The fact that some of the attackers in Algeria were carrying Western identification — two of them were reportedly Canadian — will raise concern that the group could retask such recruits to launch attacks in the West.
Algerian Prime Minister Sellal said Monday a Canadian national known only as Chedad had played a coordinating role in the attack.
“French security officials have publicly said for some time that they are especially concerned that Westerners could come back from North Africa or the Sahel to launch attacks,” Lebovich told CNN. The Sahel is the area along the southern edge of the Sahara.

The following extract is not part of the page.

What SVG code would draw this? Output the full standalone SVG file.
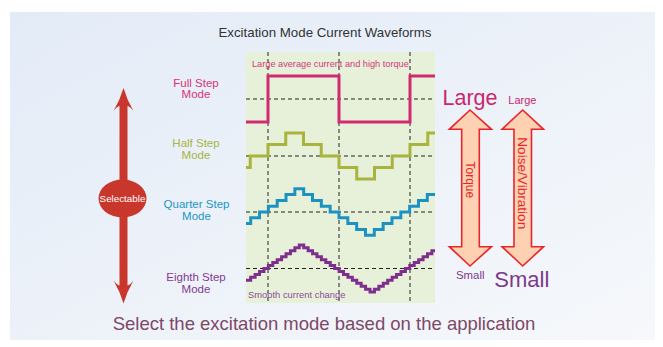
<svg xmlns="http://www.w3.org/2000/svg" width="663" height="347" viewBox="0 0 663 347">
<defs>
<linearGradient id="bg" x1="0" y1="0" x2="1" y2="1">
<stop offset="0" stop-color="#E3EBF7"/>
<stop offset="1" stop-color="#F6F8FB"/>
</linearGradient>
</defs>
<style>
text{font-family:"Liberation Sans",Arial,sans-serif}
.grid{stroke:#222;stroke-width:1;stroke-dasharray:4 3;fill:none}
.wave{fill:none;stroke-width:3;stroke-linejoin:miter}
.mode{font-size:11.5px;text-anchor:middle}
.big{stroke:#E8262A;stroke-width:1.6;fill:#FDD1B2;stroke-linejoin:miter}
</style>
<rect x="0" y="0" width="663" height="347" fill="#FFFFFF"/>
<rect x="10" y="12" width="645" height="328" fill="url(#bg)"/>
<text x="325" y="37" font-size="13.3" fill="#333" text-anchor="middle">Excitation Mode Current Waveforms</text>
<g id="chart">
<rect x="246" y="52" width="189" height="251" fill="#E7F1DA"/>
<g id="grid">
<path class="grid" d="M268,52V303M339,52V303M410,52V303"/>
<path class="grid" d="M246,99H435M246,156H435M246,212H435"/>
<path class="grid" d="M246,268.5H435" stroke="#666" stroke-width="1.6"/>
</g>
<text x="252" y="67" font-size="9.2" fill="#D3377A">Large average current and high torque</text>
<text x="248" y="297.5" font-size="9.4" fill="#8E4C98">Smooth current change</text>
</g>
<g id="full-step">
<path class="wave" stroke="#D02A72" d="M246,122H268V76H339V122H410V76H435"/>
<text class="mode" x="196" y="86.5" fill="#D6337A">Full Step</text>
<text class="mode" x="196" y="97.5" fill="#D6337A">Mode</text>
</g>
<g id="half-step">
<path class="wave" stroke="#A9B43C" d="M246,167.5H250.25V156H268V144.5H285.75V133H303.5V144.5H321.25V156H339V167.5H356.75V179H374.5V167.5H392.25V156H410V144.5H427.75V133H435"/>
<text class="mode" x="196" y="147" fill="#A9B43C">Half Step</text>
<text class="mode" x="196" y="159" fill="#A9B43C">Mode</text>
</g>
<g id="quarter-step">
<path class="wave" stroke="#1C92C2" d="M246,223.6H250.7V217.8H259.53V212H268.36V206.2H277.19V200.4H286.02V194.6H294.85V188.8H303.68V194.6H312.51V200.4H321.34V206.2H330.17V212H339V217.8H347.83V223.6H356.66V229.4H365.49V235.2H374.32V229.4H383.15V223.6H391.98V217.8H400.81V212H409.64V206.2H418.47V200.4H427.3V194.6H435"/>
<text class="mode" x="196.5" y="208" fill="#2196C6">Quarter Step</text>
<text class="mode" x="196.5" y="219.5" fill="#2196C6">Mode</text>
</g>
<g id="eighth-step">
<path class="wave" stroke="#7E2E8C" d="M246,280.3H250.68V277.35H255.1V274.4H259.52V271.45H263.94V268.5H268.36V265.55H272.78V262.6H277.2V259.65H281.62V256.7H286.04V253.75H290.46V250.8H294.88V247.85H299.3V244.9H303.72V247.85H308.14V250.8H312.56V253.75H316.98V256.7H321.4V259.65H325.82V262.6H330.24V265.55H334.66V268.5H339.08V271.45H343.5V274.4H347.92V277.35H352.34V280.3H356.76V283.25H361.18V286.2H365.6V289.15H370.02V292.1H374.44V289.15H378.86V286.2H383.28V283.25H387.7V280.3H392.12V277.35H396.54V274.4H400.96V271.45H405.38V268.5H409.8V265.55H414.22V262.6H418.64V259.65H423.06V256.7H427.48V253.75H431.9V250.8H435"/>
<text class="mode" x="196" y="281" fill="#843A91">Eighth Step</text>
<text class="mode" x="196" y="293" fill="#843A91">Mode</text>
</g>
<g id="selectable">
<path fill="#C9372C" d="M123.5,88Q127,100 133.5,111Q130,106.5 127.5,106L127.5,285.5Q130,285 133.5,280.5Q127,291.5 123.5,303.5Q120,291.5 113.5,280.5Q117,285 119.5,285.5L119.5,106Q117,106.5 113.5,111Q120,100 123.5,88Z"/>
<ellipse cx="122.5" cy="198.5" rx="24" ry="19" fill="#C9372C"/>
<text x="122.5" y="202" font-size="9.8" fill="#FFFFFF" text-anchor="middle">Selectable</text>
</g>
<g id="torque">
<path class="big" d="M470,110L491.5,129.3H479.3V246.7H491.5L470,266L449.3,246.7H461.7V129.3H449.3Z"/>
<text transform="translate(470.5,161.5) rotate(90)" x="0" y="4.2" font-size="12" fill="#E8262A">Torque</text>
<text x="442.5" y="105" font-size="21.5" fill="#C8286E">Large</text>
<text x="456" y="278.7" font-size="11.4" fill="#7E3A8A">Small</text>
</g>
<g id="noise">
<path class="big" d="M522.7,110L543.6,129.3H531.5V246.7H543.6L522.7,266L502,246.7H514V129.3H502Z"/>
<text transform="translate(522.7,137.3) rotate(90)" x="0" y="4.4" font-size="13.6" fill="#E8262A">Noise/Vibration</text>
<text x="508.3" y="104.3" font-size="11" fill="#C8286E">Large</text>
<text x="494.3" y="286.7" font-size="22" fill="#7E3A8A">Small</text>
</g>
<text x="324" y="330" font-size="18.5" fill="#7D4868" text-anchor="middle">Select the excitation mode based on the application</text>
</svg>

So far, neither Belmoktar’s group nor any other al Qaeda faction in North Africa has come close to launching a terrorist attack in Europe. Virtually all the AQIM cells dismantled in Europe were focused on logistics and fundraising rather than plotting terrorist attacks, according to European counterterrorism officials.
Confronting this emboldened transnational jihad in north Africa is a daunting task, complicated by several factors.
One is the long-standing lack of cooperation between North and West African countries. Algeria and Morocco, for example, are rivals for influence. Another is competing priorities among regional governments. Western diplomats tell CNN that Nigeria, for example, is more concerned about the threat from Boko Haram within than jihadist safe havens in Mali.
There is also the long experience of operating in the desert that leaders such as Belmoktar have, and the complex relationships between different and often fractious groups.
Another factor is that the United States has not developed the sort of intelligence infrastructure in this region that it painstakingly built up in the tribal areas of Pakistan and Yemen. In December, U.S. officials began discussing with Algeria the possibility that it might acquire its own satellite surveillance system to monitor terrorist movements in southern Algeria.
Analysts warn that however successful the first phase of the French operation in Mali, it is likely to encounter challenges similar to those faced by U.S. and British forces in Iraq as the campaign evolves.
“For months jihadists in Mali have been preparing for a military intervention by creating a network of hundreds of weapons caches and safe houses in the desert where they’ve stored weapons, ammunition, and food and set up communication channels,” Benotman told CNN.
He said Belmoktar in particular may be hard to track down. “He’s a survivor — he knows when to go into hiding when necessary,” he told CNN.
That’s why French intelligence officials have dubbed him “The Uncatchable.”